You know, you’re not going to get an increase right now, let’s be real, but to orient that raw dollar spend towards awareness marketing, making sure that you’re positioning yourself for growth and greater market share and potentially market dominance down the road.
And then do use your already paid for or already accounted for internal resources and partnerships to go after those existing customers from a marketing perspective in a low cost fashion, but one that is going to give you that more short term benefit where you’ll be able to expand in some of those accounts potentially or win renewals etcetera, etcetera.
So when I think about very specific thinking around short term, long term, I would sum it up as such. And again I think that the important thing to consider too is that this isn’t going to last forever. So I think that staying disciplined and sticking to your guns is the way to go.
Sam Grise, Director of Strategy, 4B Marketing: A holistic strategy, right? A holistic strategy that encompasses all different aspects to drive revenue growth. It’s a difficult time and that’s ultimately what we need to do and figure out how to do it. And the holistic strategy is a great way to do it.
Michael Hopfinger, Vice President of Client Success, Vation Ventures: That’s right.
Sam Grise, Director of Strategy, 4B Marketing: So the last thing that we have today is an offer for the attendees.

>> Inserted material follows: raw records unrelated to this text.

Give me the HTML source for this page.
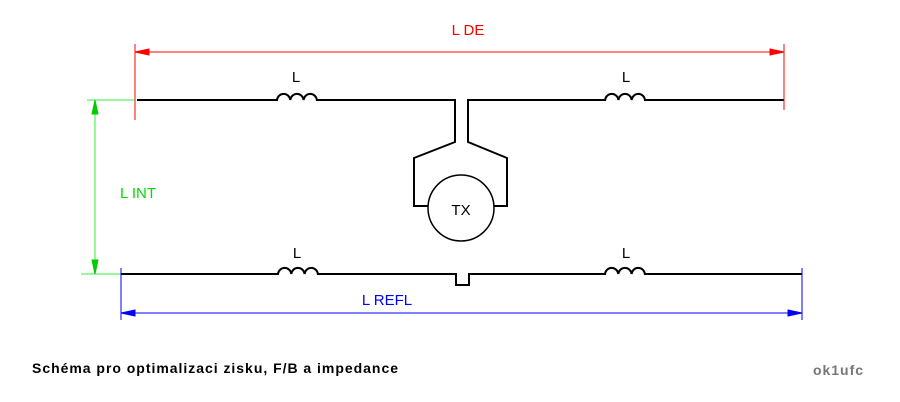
<!DOCTYPE html>
<html><head><style>body{margin:0;background:#fff}svg{display:block}</style></head><body>
<svg width="900" height="402" xmlns="http://www.w3.org/2000/svg" font-family="Liberation Sans, sans-serif">
<rect width="900" height="402" fill="#fff"/>
<g stroke="#000" stroke-width="2" fill="none">
<path d="M137 100H277 a6.7 7 0 0 1 13.3 0 a6.7 7 0 0 1 13.3 0 a6.7 7 0 0 1 13.3 0 H455 V142 L414 158 V206 H428"/>
<path d="M784 100H645 a6.7 7 0 0 0 -13.3 0 a6.7 7 0 0 0 -13.3 0 a6.7 7 0 0 0 -13.3 0 H468 V142 L507 158 V206 H494"/>
<circle cx="461" cy="208" r="33" stroke-width="1.5"/>
<path d="M121 274H278 a6.7 7 0 0 1 13.3 0 a6.7 7 0 0 1 13.3 0 a6.7 7 0 0 1 13.3 0 H456 V285 H469 V274 H605 a6.7 7 0 0 1 13.3 0 a6.7 7 0 0 1 13.3 0 a6.7 7 0 0 1 13.3 0 H802"/>
</g>
<g font-size="15" fill="#000" text-anchor="middle">
<text x="296" y="82">L</text><text x="626" y="82">L</text>
<text x="297" y="258">L</text><text x="626" y="258">L</text>
<text x="461" y="215">TX</text>
</g>
<g stroke="#f00" stroke-width="1" fill="#f00">
<path d="M135 44V120M784 44V110M135 52H784" fill="none"/>
<path d="M135 52l14-3v6zM784 52l-14-3v6z"/>
</g>
<text x="468" y="35" fill="#f00" font-size="15" text-anchor="middle">L DE</text>
<g stroke="#0c0" stroke-width="1" fill="#0c0">
<path d="M87 100H135M81 274H121M95 100V274" fill="none" stroke="#3e3"/>
<path d="M95 100l-3 14h6zM95 274l-3-14h6z"/>
</g>
<text x="138" y="198" fill="#0d0" font-size="15" text-anchor="middle">L INT</text>
<g stroke="#00f" stroke-width="1" fill="#00f">
<path d="M121 268V320M802 268V320M121 313H802" fill="none"/>
<path d="M121 313l14-3v6zM802 313l-14-3v6z"/>
</g>
<text x="387" y="305" fill="#00f" font-size="15" text-anchor="middle">L REFL</text>
<text x="32" y="373" font-size="14" font-weight="bold" fill="#000" textLength="366">Schéma pro optimalizaci zisku, F/B a impedance</text>
<text x="813" y="375" font-size="14" font-weight="bold" fill="#777" textLength="50">ok1ufc</text>
</svg>
</body></html>
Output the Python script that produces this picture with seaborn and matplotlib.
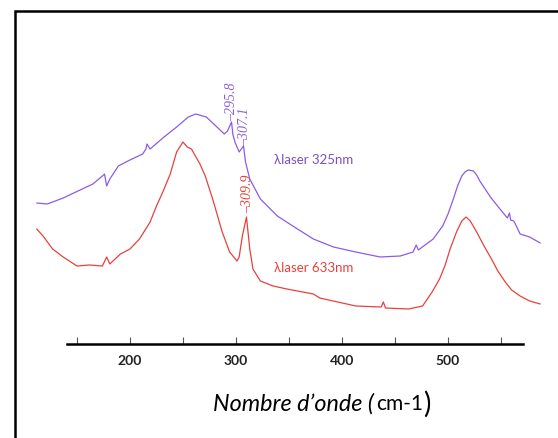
import matplotlib
matplotlib.use('Agg')
import matplotlib.pyplot as plt
import seaborn as sns
import pandas as pd
from matplotlib.patches import Rectangle

# spectra (wavenumber cm-1, intensity a.u.)
wn_325 = [112, 122, 137, 153, 165, 174, 176, 178, 181, 189, 200, 212, 215, 216, 219, 231, 244,
          255, 262, 272, 282, 289, 292, 295.8, 297, 299, 303, 307.1, 309, 313, 323, 339, 358,
          373, 392, 413, 436, 455, 467, 470, 472, 486, 495, 500, 505, 509, 513, 516, 519, 524,
          527, 530, 535, 540, 549, 556, 558, 559, 562, 564, 568, 577, 587]
int_325 = [141, 140, 146, 154, 160, 168, 170, 158, 165, 178, 184, 190, 195, 200, 195, 206, 217,
           227, 230, 227, 217, 210, 213, 222, 210, 202, 192, 198, 182, 165, 145, 128, 115,
           105, 97, 92, 87, 88, 92, 99, 94, 105, 118, 130, 145, 158, 168, 172, 174, 173,
           169, 163, 155, 147, 135, 126, 131, 124, 123, 119, 110, 107, 101]

wn_633 = [112, 118, 127, 137, 150, 162, 174, 178, 181, 191, 200, 209, 219, 225, 231, 238, 244,
          250, 254, 258, 266, 271, 278, 287, 294, 301, 303, 306, 309.9, 313, 316, 323, 335,
          348, 373, 379, 413, 437, 439, 441, 463, 476, 485, 492, 497, 502, 508, 513, 517, 521,
          527, 534, 541, 547, 554, 560, 568, 577, 587]
int_633 = [115, 108, 95, 87, 78, 79, 78, 87, 80, 90, 95, 105, 122, 138, 152, 170, 192,
           202, 197, 195, 180, 168, 145, 112, 92, 83, 87, 108, 127, 95, 75, 63, 58,
           55, 50, 46, 38, 37, 42, 36, 35, 38, 52, 65, 78, 95, 112, 123, 127, 123,
           112, 98, 85, 73, 62, 54, 48, 43, 40]

peak_labels = ['–295.8', '–307.1', '–309.9']
peak_x = [295.8, 308.5, 310.8]
peak_y = [224, 199, 132]
peak_colors = ['#8b5fd8', '#8b5fd8', '#e8413c']

major_ticks = [200, 300, 400, 500]
minor_ticks = [150, 250, 350, 450, 550]

purple = '#8c5ce6'
red = '#e8413c'

sns.set_theme(style='white')
plt.rcParams['font.family'] = ['Lato', 'DejaVu Sans']

W, H = 558, 439
fig = plt.figure(figsize=(W / 100, H / 100), dpi=100)
ax = fig.add_axes([30 / W, (H - 345) / H, 520 / W, 285 / H])

df1 = pd.DataFrame({'wn': wn_325, 'I': int_325})
df2 = pd.DataFrame({'wn': wn_633, 'I': int_633})
sns.lineplot(data=df1, x='wn', y='I', ax=ax, color=purple, linewidth=0.9)
sns.lineplot(data=df2, x='wn', y='I', ax=ax, color=red, linewidth=0.9)

ax.set_xlim(105.7, 596.2)
ax.set_ylim(0, 285)

for s in ['left', 'top', 'right']:
    ax.spines[s].set_visible(False)
ax.spines['bottom'].set_bounds(141, 571)
ax.spines['bottom'].set_linewidth(1.8)
ax.spines['bottom'].set_color('black')

ax.set_yticks([])
ax.set_xticks(major_ticks)
ax.set_xticks(minor_ticks, minor=True)
ax.set_xticklabels([str(t) for t in major_ticks], fontweight='bold', fontsize=10)
ax.tick_params(axis='x', which='both', direction='in', length=5, width=0.8,
               color='#555555', bottom=True, pad=7, labelcolor='#222222')
ax.set_xlabel('')
ax.set_ylabel('')

for lab, x, y, c in zip(peak_labels, peak_x, peak_y, peak_colors):
    ax.text(x, y, lab, rotation=90, ha='center', va='bottom', color=c,
            fontsize=10, fontstyle='italic', family=['Liberation Serif', 'DejaVu Serif'])

ax.text(336, 185, 'λlaser 325nm', color='#7a50c8', fontsize=9.5, va='center', ha='left')
ax.text(336, 77, 'λlaser 633nm', color=red, fontsize=9.5, va='center', ha='left')

# x axis title: italic part + regular part + bigger closing bracket
ty = 1 - 404 / H
fig.text(374 / W, ty, 'Nombre d’onde (', ha='right', va='center',
         fontsize=16.8, fontstyle='italic', color='black')
t2 = fig.text(376 / W, ty, 'cm-1', ha='left', va='center', fontsize=15, color='black')
fig.canvas.draw()
bb = t2.get_window_extent()
fig.text((bb.x1 + 0.5) / W, ty, ')', ha='left', va='center', fontsize=20, color='black')

# frame around the figure (cropped on the right and bottom)
fig.add_artist(Rectangle((14.5 / W, -0.1), 2, 1.1 - 12.5 / H, transform=fig.transFigure,
                         fill=False, edgecolor='black', linewidth=1.8))

fig.savefig('out.png', dpi=100)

This is a free SEO analysis and competitive analysis. So going ahead you can click on that link, I’ll drop it into the chat as well after I stop sharing the screen here so that you have it. Ultimately what this is, is to help with that awareness side.
Where are you ranking against your top competitors, getting an understanding of being first to mind.
We’re all using Google. We’re all searching for stuff. How are you the one that’s being top of mind for those customers that are looking for those certain solutions or the certain challenges that they’re trying to face.
I want to thank you so much for taking the time this morning to chat with us. Your insight is invaluable.
I can’t thank you enough and I can’t thank Vation Ventures enough for allowing you to come over and chat with us. We’re looking forward to working with Vation Ventures coming up soon with our partnership that we have and we know that we can do a lot of great things together. So thank you so much.
Michael Hopfinger, Vice President of Client Success, Vation Ventures: Yeah. Thanks for the invite, Sam. It was great to be here today with you and talk a little bit about this stuff. Much appreciated, man.
Thank you all for taking the time, for joining us this morning to listen to Hop and I chat about the importance of making our competition invisible to our next prospect.